Do Unto Others as You Would Have Done To You
We know the cloud is big - perhaps it will inevitably be bigger than the Internet itself as it usurps our conception of location, space and time.
Where power forms, rules, groups, and organizations do as well. In information technology there is always tension between open standards and defacto standards. The former are crafted through agreements, the latter through leadership and market dominance.
We asked in a prior series "Will a single company become the dominant provider in the cloud?" Today we look at the more practical side of "who is winning now" - who is setting the rules and who is in the trenches.
Quite a number of the responses to our earlier posts emphasized that "the cloud should be free", meaning that it should have governing principles to avoid one vendor from owning the landscape.
Here are a few groups that have emerged to provide some context in how this may come together, both philosophically and practically. In both, the devil is in the details. A good summary of some of the current combining of forces is by the Open Grid Forum. (In our opinion, grids have given way to clouds as the dominant concept in this technology makeover).
- A resource directory of initiatives is located at the Cloud Standards Wiki, which in itself was formed by a handful of organizations and movements working to align around setting rules and patterns for cloud computing.
- The Open Cloud Consortium is organized around developing practices around sharing resources and has recently focused on a developing a test bed.
- The DMTF is working at the core definition of virtualization. It recently focused on the 1.1 version of the Open Virtualization Format (OVF) specification that focuses on packaging virtualization instances and creating a portable mechanic distribution by defining envelope and collection parameters around the virtual machine and its services. The organization, which contains members of IBM, Microsoft, Dell, VMware, XENSource, Sun, and NEC, has submitted 1.1 for consideration as an ANSI and ISO standard.
- The efforts by the federal government in its data.gov initiative shows that there's a market that's starting to see the value of raw government data formats. Soon, we would expect this to be powered by a mesh of computer resources that allow all sorts of jobs - integrated jobs - to work with these data sets. It would comprising an active government cloud.
Do Not Covet Thy Neighbors Network Resource
When looking for things to avoid, we found a lot of philosophical questions around data ownership, logging and portability. These discussions are alive and well and seem to be being absorbed into vendor solutions and consortiums like the ones mentioned earlier.
For a more practical view, we turned to a friend of ReadWriteWeb, Thorsten von Eicken, and have summarized his thoughts from a recent post, "Top Cloud API Sins. Bold items are our (loose) mapping to biblical terms.
- Do not covet your neighbors resources.: Listing of resources without the details, e.g., a list-servers call that doesn't return all the details for each server. This makes it very expensive to poll for server state changes ...
- Do not make cast idols: Not returning a resource id on creation. Some APIs don't give you a server i.d. when you request a server...
- Labor six days, rest on the seventh: Providing a task queue. Several APIs I've seen have a task queue that is supposed to provide updates on tasks that are in progress E.g., you launch a server and you get a handle onto a task descriptor. For us that's just overhead...

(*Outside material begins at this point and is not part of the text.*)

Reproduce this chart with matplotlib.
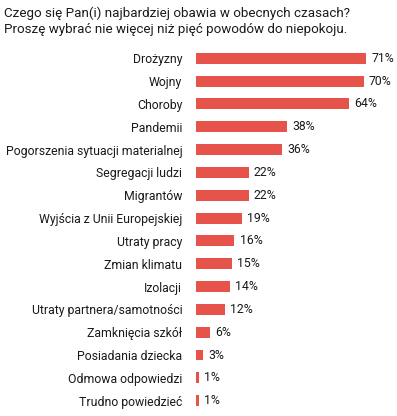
import matplotlib
matplotlib.use("Agg")
import matplotlib.pyplot as plt

categories = ["Drożyzny", "Wojny", "Choroby", "Pandemii", "Pogorszenia sytuacji materialnej",
              "Segregacji ludzi", "Migrantów", "Wyjścia z Unii Europejskiej", "Utraty pracy",
              "Zmian klimatu", "Izolacji", "Utraty partnera/samotności", "Zamknięcia szkół",
              "Posiadania dziecka", "Odmowa odpowiedzi", "Trudno powiedzieć"]
values = [71, 70, 64, 38, 36, 22, 22, 19, 16, 15, 14, 12, 6, 3, 1, 1]
title = "Czego się Pan(i) najbardziej obawia w obecnych czasach?\nProszę wybrać nie więcej niż pięć powodów do niepokoju."

plt.rcParams['font.family'] = ['Roboto', 'DejaVu Sans']
fig = plt.figure(figsize=(3.97, 4.16), dpi=100)
ax = fig.add_axes([0.494, 0.0094, 0.506, 0.878])
bar_color = "#E5534A"
text_color = "#1a1a1a"
ys = list(range(len(categories)))
ax.barh(ys, values, height=0.48, color=bar_color)
ax.set_xlim(0, 84)
ax.set_ylim(15.5, -0.5)
for y, v in zip(ys, values):
    ax.text(v + 2.2, y, f"{v}%", va="center", ha="left", fontsize=8.8, color=text_color)
ax.set_yticks(ys)
ax.set_yticklabels(categories, fontsize=8.8, color=text_color)
ax.tick_params(axis="y", length=0, pad=10)
ax.set_xticks([])
for s in ax.spines.values():
    s.set_visible(False)
fig.text(0.01, 0.985, title, ha="left", va="top", fontsize=9.6, color=text_color, linespacing=1.3)
fig.savefig("out.png", dpi=100)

- Though shall not bear false witness: Not returning deleted resources in a "list resource" call. In particular, terminated servers must be returned in a list servers call for a certain duration, probably at least for an hour. Ouch!...
- Shall not covet his neighbor (or force me to repaginate): Pagination that goes page-wise instead of using a marker, e.g. where you get page one or the first 100 resources and then issue a query for "page 2″ or "from 100 on". Explain to me how a client can get a consistent resource listing when resources can be added and removed concurrently...
- Randy Bias added to Torsten's post: Treat others as you want to be treated Your UI MUST use your API so you understand how to be a consumer of your own API...
We plan on keeping up with this list and seeing how it intersects with implementations and standards that evolve. Please let us know your thoughts below.
Nirvana: Smells Like Services Orientation
Torsten goes on to describe a picture of the future. "Now here's what I'd really like to see. This is what we're working on for internal purposes and it's not easy, which is an event based interface instead of a request-reply based interface... " This sounds like a vision where we all win.
Smart services in the cloud, rather than resources alone. This starts to get us closer and closer to an object-orientated network. Maybe that's what the cloud will be for platforms, infrastructure and software. The industry has been quick to identify the layers. But perhaps the point is piecing them together in a smart transactional framework.
A way to engineer highly reliable systems around these architecture challenges may sound familiar to those who monitor existing data centers today.
Torsten continues, "We run a good number of machines that do nothing but chew up 100% cpu polling EC2 to detect changes. Fortunately cpu cycles are cheap :-)".
This is practical intervention between vision and get it done. We find it refreshing to hear this type of dialog in the industry and see a fresh opportunity for defining efficient patterns for this next generation of the cloud infrastructure.
Perhaps a new concept is forming: "Divine Computing". Where do you sit in the "just do it" spectrum?